Another Southern orator, quoted in the New York Herald, issued an even more vivid warning. “What will you do with these people? Will you allow them to sit at your own table, marry your daughters, govern your States, sit in your halls of Congress and perhaps be president of the United States?”
Racism's fears put out there so blatantly by the southern whites. It would be wonderful for them to have seen Obama in office.
Observing the festivities, James L. Petigru, the staunch unionist, was said to quip, “South Carolina is too small for a Republic, and too big for an insane asylum.” His mood, however, was somber. “I have seen the last happy day of my life,” he told a friend.
Don't we all feel a little like this when politics don't go our way or align with our own beliefs of what is right?
It did, however, hark back to that earlier declaration in that it quoted, inexactly, Thomas Jefferson’s famous addition, “that whenever any ‘form of government becomes destructive of the ends for which it was established, it is the right of the people to alter or abolish it, and to institute a new government.’ ”
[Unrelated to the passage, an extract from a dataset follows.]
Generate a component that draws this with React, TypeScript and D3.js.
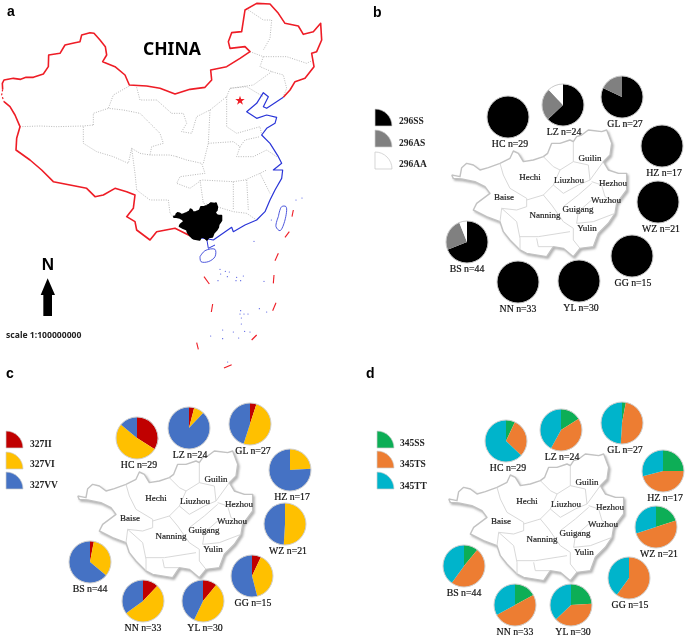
import React from "react";
import * as d3 from "d3";

type Pt = [number, number];

// ---- data: genotype shares (%) per site, clockwise from 12 o'clock
const sites = ["HC", "LZ", "GL", "HZ", "WZ", "GG", "YL", "NN", "BS"];
const sampleSizes = [29, 24, 27, 17, 21, 15, 30, 33, 44];
const genotypes296 = ["296SS", "296AS", "296AA"];
const genotypes327 = ["327II", "327VI", "327VV"];
const genotypes345 = ["345SS", "345TS", "345TT"];
const values296 = [
  [100, 0, 0], [63, 25, 12], [82, 18, 0], [100, 0, 0], [100, 0, 0],
  [100, 0, 0], [100, 0, 0], [100, 0, 0], [69, 25, 6],
];
const values327 = [
  [34, 52, 14], [4, 8, 88], [5, 50, 45], [0, 24, 76], [0, 51, 49],
  [7, 39, 54], [11, 46, 43], [12, 53, 35], [3, 33, 64],
];
const values345 = [
  [7, 30, 63], [16, 42, 42], [3, 48, 49], [25, 46, 29], [20, 50, 30],
  [0, 60, 40], [24, 39, 37], [17, 50, 33], [11, 49, 40],
];
const districts = ["Guilin", "Hechi", "Liuzhou", "Hezhou", "Wuzhou", "Baise", "Guigang", "Nanning", "Yulin"];

// ---- styling
const colors296 = ["#000000", "#808080", "#ffffff"];
const colors327 = ["#c00000", "#ffc000", "#4472c4"];
const colors345 = ["#0fae57", "#ed7d31", "#00b4cb"];

// ---- layout, in page pixels
const pieAt296: Pt[] = [[508, 117], [563, 105], [622, 97], [662, 146], [658, 202], [632, 256], [579, 281], [518, 282], [467, 242]];
const pieAt327: Pt[] = [[137, 438], [189, 428], [250, 424], [290, 470], [285, 524], [252, 576], [203, 601], [143, 601], [90, 562]];
const pieAt345: Pt[] = [[506, 441], [561, 430], [622, 423], [663, 471], [656, 527], [629, 578], [571, 605], [515, 605], [464, 566]];
const labelDx = [2, 1, 3, 2, 3, 1, 2, 0, 0];
const districtAt: Pt[] = [[590, 158], [530, 177], [569, 180], [613, 183], [606, 200], [504, 197], [578, 209], [545, 215], [587, 228]];

// ---- map geometry on a 3x grid
const redNorth: Pt[] = [[8,268],[7,250],[12,240],[40,235],[62,238],[78,232],[100,232],[130,222],[145,200],[146,165],[180,160],[195,135],[225,128],[240,125],[245,105],[270,98],[282,100],[300,120],[316,140],[320,165],[308,185],[345,200],[375,225],[388,255],[440,258],[480,265],[525,282],[570,268],[615,262],[635,240],[632,210],[680,200],[720,175],[750,155],[735,140],[690,145],[685,125],[695,98],[725,95],[735,30],[770,10],[810,12],[835,40],[855,70],[895,78],[910,103],[940,95],[962,70],[965,120],[950,155],[935,160],[942,200],[915,235],[885,245],[870,270],[850,292]];
const redSouth: Pt[] = [[12,305],[30,320],[45,345],[60,380],[50,415],[48,450],[90,480],[125,510],[160,545],[210,555],[260,565],[285,590],[310,585],[345,565],[380,575],[405,585],[400,625],[380,650],[405,665],[410,690],[450,720],[470,695],[525,685],[555,700],[585,715]];
const blueCoast: Pt[] = [[850,292],[815,315],[800,325],[790,320],[805,290],[790,278],[770,310],[740,335],[770,355],[800,345],[830,352],[825,370],[800,385],[785,405],[810,430],[835,470],[845,490],[820,510],[848,510],[845,535],[825,570],[810,600],[795,635],[770,660],[735,675],[700,695],[695,682],[640,720],[615,715],[590,712]];
const leizhou: Pt[] = [[620,715],[625,745],[645,735]];
const hainan: Pt[] = [[600,770],[615,752],[645,748],[645,770],[625,785],[603,785],[600,770]];
const taiwan: Pt[] = [[835,650],[845,620],[858,620],[855,660],[840,692],[828,680],[835,650]];
const nineDash: Pt[][] = [[[612,830],[628,852]],[[880,630],[876,650]],[[868,695],[855,712]],[[835,760],[825,782]],[[822,825],[820,850]],[[828,908],[818,932]],[[638,912],[634,936]],[[770,1005],[755,1020]],[[590,1028],[595,1048]],[[672,1104],[695,1094]]];
const islands: Pt[] = [[888,600],[906,594],[814,660],[762,724],[660,808],[662,822],[676,814],[688,816],[682,830],[654,842],[710,832],[730,828],[708,842],[722,842],[792,844],[778,926],[800,936],[722,932],[720,942],[732,942],[744,942],[724,954],[724,972],[668,990],[700,996],[734,994],[750,996],[632,1008],[668,1016],[716,1014],[683,1086]];
const provinces: Pt[][] = [
  [[60,380],[120,378],[170,380],[250,378],[280,375]],
  [[280,375],[280,340],[325,325],[370,330],[420,340],[450,370],[480,400],[490,430],[455,440],[450,465]],
  [[388,258],[340,285],[325,325]],
  [[410,262],[420,300],[470,300],[515,340]],
  [[250,380],[250,430],[290,455],[340,470],[385,490],[395,445],[420,460],[450,465],[510,465],[530,470]],
  [[395,445],[405,520],[410,570],[450,600],[505,600],[510,640],[522,652]],
  [[530,470],[560,480],[605,490],[615,520],[540,530],[530,550],[570,565],[605,540],[700,545],[735,540],[780,520],[800,510]],
  [[600,540],[610,610],[650,620],[700,635],[740,640],[770,660]],
  [[700,545],[700,630]],
  [[740,540],[745,630]],
  [[780,520],[810,580]],
  [[515,340],[550,340],[560,370],[545,395],[575,400],[590,350],[630,330],[625,430],[610,490]],
  [[630,330],[680,290],[690,265],[740,260],[790,290]],
  [[680,290],[680,380],[710,400],[780,380],[785,405]],
  [[625,430],[700,425],[720,440],[710,470],[760,470],[800,450],[830,470]],
  [[720,440],[735,420],[780,410]],
  [[790,170],[780,200],[815,215],[850,225],[860,265],[850,290]],
  [[690,265],[760,255],[815,215]],
  [[750,155],[790,170],[860,170],[920,190],[940,180]],
  [[745,30],[790,60],[815,60],[810,115],[790,150]],
];
const guangxi: Pt[] = [[20,150],[30,152],[45,155],[50,128],[65,115],[85,120],[105,135],[130,128],[165,115],[195,100],[205,78],[220,85],[235,110],[265,105],[295,95],[308,85],[320,55],[345,55],[375,45],[385,50],[395,35],[410,30],[430,15],[470,20],[485,15],[500,55],[495,90],[475,110],[490,135],[520,145],[545,145],[545,195],[515,235],[510,265],[490,295],[460,325],[445,365],[405,370],[385,395],[355,370],[325,365],[305,395],[245,385],[225,375],[195,345],[175,320],[165,290],[125,275],[85,255],[95,235],[135,205],[120,185],[90,170],[50,162],[25,160],[20,150]];
const guangxiInner: Pt[][] = [
  [[165,115],[175,150],[195,190],[245,220],[245,245],[215,255],[170,250],[165,290]],
  [[295,95],[325,125],[345,135],[325,180],[295,210],[245,225]],
  [[325,180],[355,205],[400,180],[435,165],[430,120],[385,110],[385,50]],
  [[385,110],[345,135]],
  [[435,165],[475,110]],
  [[440,170],[470,180],[480,215],[515,235]],
  [[295,210],[320,240],[355,290],[385,310],[385,345],[405,370]],
  [[355,245],[400,210],[440,175]],
  [[440,225],[400,260],[395,295],[445,290],[510,265]],
  [[170,250],[215,290],[225,340],[225,375]],
  [[225,335],[280,335],[375,320]],
  [[275,340],[280,365],[325,365]],
];

// ---- scales and generators
const grid = d3.scaleLinear().domain([0, 1035]).range([0, 345]);
const curve = d3.curveCatmullRom.alpha(0.5);
const lineOnGrid = d3.line<Pt>().x((p) => grid(p[0])).y((p) => grid(p[1]));
const smooth = d3.line<Pt>().x((p) => grid(p[0])).y((p) => grid(p[1])).curve(curve);
const gxX = d3.scaleLinear().domain([0, 540]).range([445, 625]);
const gxY = d3.scaleLinear().domain([0, 405]).range([125, 260]);
const gxLine = d3.line<Pt>().x((p) => gxX(p[0])).y((p) => gxY(p[1]));
const blobX = d3.scaleLinear().domain([20, 545]).range([173.5, 221.5]);
const blobY = d3.scaleLinear().domain([15, 395]).range([203, 240]);
const blobLine = d3.line<Pt>().x((p) => blobX(p[0])).y((p) => blobY(p[1]));
const pieGen = d3.pie<number>().sort(null).value((d) => d);
const arcGen = d3.arc<d3.PieArcDatum<number>>().innerRadius(0).outerRadius(21);
const legendArc = d3.arc<any>().innerRadius(0).outerRadius(17).startAngle(0).endAngle(Math.PI / 2);

const serif = "'Liberation Serif', serif";
const sans = "'Liberation Sans', sans-serif";

function Pies({ at, values, colors, edge }: { at: Pt[]; values: number[][]; colors: string[]; edge: string }) {
  return (
    <g>
      {sites.map((s, i) => (
        <g key={s}>
          <g transform={`translate(${at[i][0]},${at[i][1]})`}>
            {pieGen(values[i]).map((a, j) => (
              <path key={j} d={arcGen(a) || ""} fill={colors[j]} />
            ))}
            <circle r={21} fill="none" stroke={edge} strokeWidth={1} />
          </g>
          <text x={at[i][0] + labelDx[i]} y={at[i][1] + 30} textAnchor="middle" fontFamily={serif} fontSize={9.8} fill="#111" stroke="#111" strokeWidth={0.2}>
            {`${s} n=${sampleSizes[i]}`}
          </text>
        </g>
      ))}
    </g>
  );
}

function Legend({ x, bottoms, labelX, labelYs, names, colors }: { x: number; bottoms: number[]; labelX: number; labelYs: number[]; names: string[]; colors: string[] }) {
  return (
    <g>
      {names.map((n, i) => (
        <g key={n}>
          <path transform={`translate(${x},${bottoms[i]})`} d={legendArc(null) || ""} fill={colors[i]} stroke={colors[i] === "#ffffff" ? "#c4c4c4" : "#d0d0d0"} strokeWidth={0.7} />
          <text x={labelX} y={labelYs[i]} fontFamily={serif} fontWeight="bold" fontSize={9.5} fill="#222">{n}</text>
        </g>
      ))}
    </g>
  );
}

function District({ dx, dy }: { dx: number; dy: number }) {
  return (
    <g>
      <g transform={`translate(${dx},${dy})`} strokeLinejoin="round">
        <path d={gxLine(guangxi) || ""} transform="translate(1.5,1.8)" fill="#b0b0b0" stroke="#b4b4b4" strokeWidth={1.2} filter="url(#shade)" />
        <path d={gxLine(guangxi) || ""} fill="#ffffff" stroke="#c2c2c2" strokeWidth={1.4} />
        {guangxiInner.map((l, i) => (
          <path key={i} d={gxLine(l) || ""} fill="none" stroke="#d4d4d4" strokeWidth={0.9} />
        ))}
      </g>
      {districts.map((n, i) => (
        <text key={n} x={districtAt[i][0] + dx} y={districtAt[i][1] + dy + 3} textAnchor="middle" fontFamily={serif} fontSize={9} fill="#222" stroke="#222" strokeWidth={0.2}>{n}</text>
      ))}
    </g>
  );
}

function MapA() {
  const starPath = d3.symbol().type(d3.symbolStar).size(28)() || "";
  return (
    <g strokeLinejoin="round">
      {provinces.map((l, i) => (
        <path key={i} d={lineOnGrid(l) || ""} fill="none" stroke="#a6a6a6" strokeWidth={0.8} strokeDasharray="1 1.4" />
      ))}
      <path d={lineOnGrid(redNorth) || ""} fill="none" stroke="#ee1c25" strokeWidth={1.6} />
      <path d={lineOnGrid(redSouth) || ""} fill="none" stroke="#ee1c25" strokeWidth={1.6} />
      <path d={lineOnGrid([[8,268],[5,285],[12,305]]) || ""} fill="none" stroke="#ee1c25" strokeWidth={1.2} strokeDasharray="2 2" />
      <path d={lineOnGrid(blueCoast) || ""} fill="none" stroke="#2a35d8" strokeWidth={1.2} />
      <path d={lineOnGrid(leizhou) || ""} fill="none" stroke="#2a35d8" strokeWidth={1} />
      <path d={smooth(hainan) || ""} fill="none" stroke="#3a45d8" strokeWidth={0.9} />
      <path d={smooth(taiwan) || ""} fill="none" stroke="#3a45d8" strokeWidth={0.9} />
      {nineDash.map((l, i) => (
        <path key={i} d={lineOnGrid(l) || ""} fill="none" stroke="#ee1c25" strokeWidth={1.1} />
      ))}
      {islands.map((p, i) => (
        <circle key={i} cx={grid(p[0])} cy={grid(p[1])} r={0.6} fill="#4a55e0" />
      ))}
      <path d={blobLine(guangxi) || ""} fill="#000" stroke="#000" strokeWidth={1.6} />
      <path transform={`translate(${grid(720)},${grid(302)})`} d={starPath} fill="#ee1c25" />
      <text x={143} y={55} fontFamily="'Noto Sans', sans-serif" fontWeight="bold" fontSize={17.5}>CHINA</text>
      <text x={48} y={270} textAnchor="middle" fontFamily={sans} fontWeight="bold" fontSize={17}>N</text>
      <path d={lineOnGrid([[143,835],[165,885],[156,885],[156,948],[130,948],[130,885],[122,885]]) + "Z"} fill="#000" />
      <text x={6} y={338} fontFamily="'Noto Sans', sans-serif" fontWeight="bold" fontSize={8.6} fill="#222">scale 1:100000000</text>
    </g>
  );
}

export default function App() {
  return (
    <svg width={685} height={637} viewBox="0 0 685 637" style={{ position: "fixed", left: 0, top: 0, background: "#fff" }}>
      <defs>
        <filter id="soft" x="-2%" y="-2%" width="104%" height="104%">
          <feGaussianBlur stdDeviation={0.45} />
        </filter>
        <filter id="shade" x="-5%" y="-5%" width="110%" height="110%">
          <feGaussianBlur stdDeviation={1} />
        </filter>
      </defs>
      <g filter="url(#soft)">
        <MapA />
        <District dx={0} dy={0} />
        <District dx={-374} dy={321} />
        <District dx={-3} dy={324} />
        <Pies at={pieAt296} values={values296} colors={colors296} edge="#c8c8c8" />
        <Pies at={pieAt327} values={values327} colors={colors327} edge="#cfcfcf" />
        <Pies at={pieAt345} values={values345} colors={colors345} edge="#cfcfcf" />
        <Legend x={375} bottoms={[126, 147, 169]} labelX={399} labelYs={[124, 146, 167]} names={genotypes296} colors={colors296} />
        <Legend x={6} bottoms={[448, 469, 489]} labelX={30} labelYs={[447, 467, 488]} names={genotypes327} colors={colors327} />
        <Legend x={377} bottoms={[448, 468, 489]} labelX={400} labelYs={[446, 467, 489]} names={genotypes345} colors={colors345} />
        <text x={7} y={16} fontFamily={sans} fontWeight="bold" fontSize={14}>a</text>
        <text x={373} y={17} fontFamily={sans} fontWeight="bold" fontSize={14}>b</text>
        <text x={6} y={378} fontFamily={sans} fontWeight="bold" fontSize={14}>c</text>
        <text x={366} y={378} fontFamily={sans} fontWeight="bold" fontSize={14}>d</text>
      </g>
    </svg>
  );
}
License to storm the Capitol by one of the founding Fathers. Will we ever be satisfied with democracy?
The Star of the West was a large vessel and presented an easy target. That the guns failed to do much damage could have been due to the inexperience of the fifty or so cadets who manned them, on duty only since New Year’s Day. In the Citadel’s lexicon, these were “first-classmen,” meaning seniors, and “second-classmen,” juniors. One observer noted that the battery appeared to fire wildly.
The speeches occurred anyway, day in day out, in a ceaseless grind of words having all the verve of a glacier.